The problem is that while your patent is pending, competitors can
copy your
ideas and build on them. By the time your patent is granted, competitors can already win the market, be profitable,
or even exit out of business.
The mismatch between the time it takes to get the patent and time it takes to copy the innovation encourages the copycats. Today's software industry is flooded with clones.
There are dozens of me too! startups for each major technology area. All the startups are borrowing ideas, UI elements and functionality from each other. And because of the powerful technology at our disposal copying is so easy. Someone said to me once: Oh we don't want to use your technology, my dev guys can whip out something like this in a couple of days.
Sadly, the age of open source ideas is actually the age of shameless stealing.
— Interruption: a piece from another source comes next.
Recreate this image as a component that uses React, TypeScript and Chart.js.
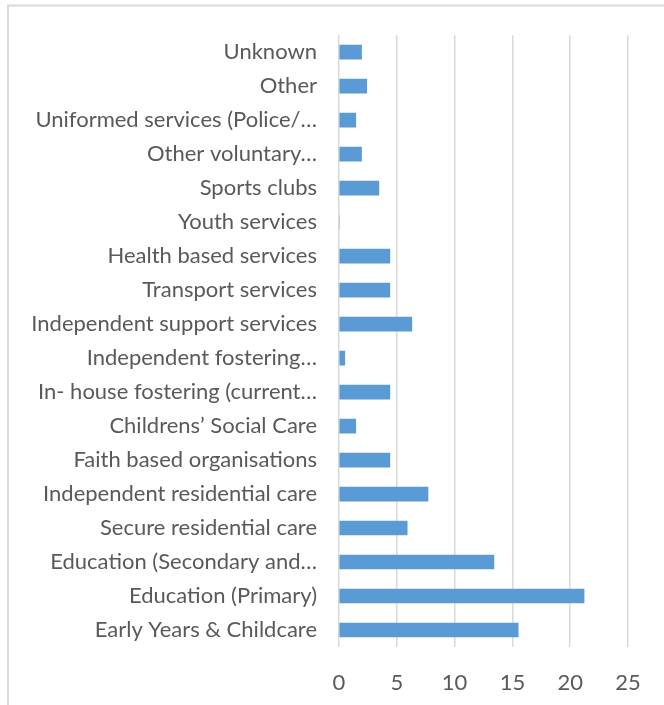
import React, { useEffect, useRef } from "react";
import { Chart, registerables } from "chart.js";

Chart.register(...registerables);

const categories = [
  "Unknown",
  "Other",
  "Uniformed services (Police/…",
  "Other voluntary…",
  "Sports clubs",
  "Youth services",
  "Health based services",
  "Transport services",
  "Independent support services",
  "Independent fostering…",
  "In- house fostering (current…",
  "Childrens’ Social Care",
  "Faith based organisations",
  "Independent residential care",
  "Secure residential care",
  "Education (Secondary and…",
  "Education (Primary)",
  "Early Years & Childcare",
];

const values = [
  1.95, 2.4, 1.45, 1.95, 3.45, 0, 4.4, 4.4, 6.3, 0.5, 4.4, 1.45, 4.4, 7.7, 5.9,
  13.4, 21.2, 15.5,
];

const xTicks = [0, 5, 10, 15, 20, 25];

const FONT = "Lato, 'Open Sans', sans-serif";

const framePlugin = {
  id: "frame",
  beforeDraw(chart: any) {
    const ctx = chart.ctx;
    ctx.save();
    ctx.fillStyle = "#ffffff";
    ctx.fillRect(0, 0, chart.width, chart.height);
    ctx.strokeStyle = "#d9d9d9";
    ctx.lineWidth = 2;
    ctx.beginPath();
    ctx.moveTo(8, chart.height);
    ctx.lineTo(8, 5.5);
    ctx.lineTo(chart.width, 5.5);
    ctx.stroke();
    ctx.restore();
  },
};

export default function App() {
  const ref = useRef<HTMLCanvasElement | null>(null);

  useEffect(() => {
    if (!ref.current) return;
    const chart = new Chart(ref.current, {
      type: "bar",
      data: {
        labels: categories,
        datasets: [
          {
            data: values,
            backgroundColor: "#5b9bd5",
            borderWidth: 0,
            barThickness: 14,
          },
        ],
      },
      options: {
        indexAxis: "y",
        animation: false,
        responsive: false,
        maintainAspectRatio: false,
        layout: { padding: { left: 0, right: 36, top: 34, bottom: 0 } },
        plugins: {
          legend: { display: false },
          tooltip: { enabled: false },
        },
        scales: {
          x: {
            min: 0,
            max: 25,
            afterBuildTicks: (scale: any) => {
              scale.ticks = xTicks.map((v) => ({ value: v }));
            },
            afterFit: (scale: any) => {
              scale.height = 58;
            },
            grid: {
              color: "#d9d9d9",
              lineWidth: 1.5,
              drawTicks: false,
            },
            border: { display: false },
            ticks: {
              padding: 23,
              color: "#595959",
              font: { family: FONT, size: 22 },
            },
          },
          y: {
            afterFit: (scale: any) => {
              scale.width = 339;
            },
            grid: { display: false, drawTicks: false },
            border: { display: false },
            ticks: {
              padding: 22,
              color: "#595959",
              autoSkip: false,
              font: { family: FONT, size: 22 },
            },
          },
        },
      },
      plugins: [framePlugin],
    });
    return () => chart.destroy();
  }, []);

  return (
    <div style={{ position: "fixed", left: 0, top: 0, width: 664, height: 705 }}>
      <canvas ref={ref} width={664} height={705} style={{ display: "block" }} />
    </div>
  );
}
Startups copy each other, but the problem doesn't stop there. It gets worse when web giants
copy startups.
Once your idea gets incorporated into a big company's offering, things get
tough.
A recent example is new Google browser Chrome. No doubt, it's a spectacular piece of software - elegant, simple, probably the browser of the future. A lot of the ideas in Chrome are not original, but taken from other browsers and add-ons.
Is this fair? Not really. But in today's tech world, the word fair has been replaced with the phrase fair game. Luckily for startups, most big companies are not good at execution, so it isn't that easy for them to copy. But when and if a large company comes out with a clone, the match is unfair.
Resources and distribution certainly matter when it comes to tech adoption, so the patent situation is strongly in favor of big companies. They can observe the market, see what ideas take off, and cherry pick what they see as interesting.
Perhaps the biggest irony in this patent debacle is that it benefits customers.
Previously a patent would create
a lock, a barrier to entry, while today innovation occurs with greater speed.
Because patents are irrelevant, companies small and large relentlessly go after each other, raising the bar, coming up with better products. At the end of the day this benefits the users.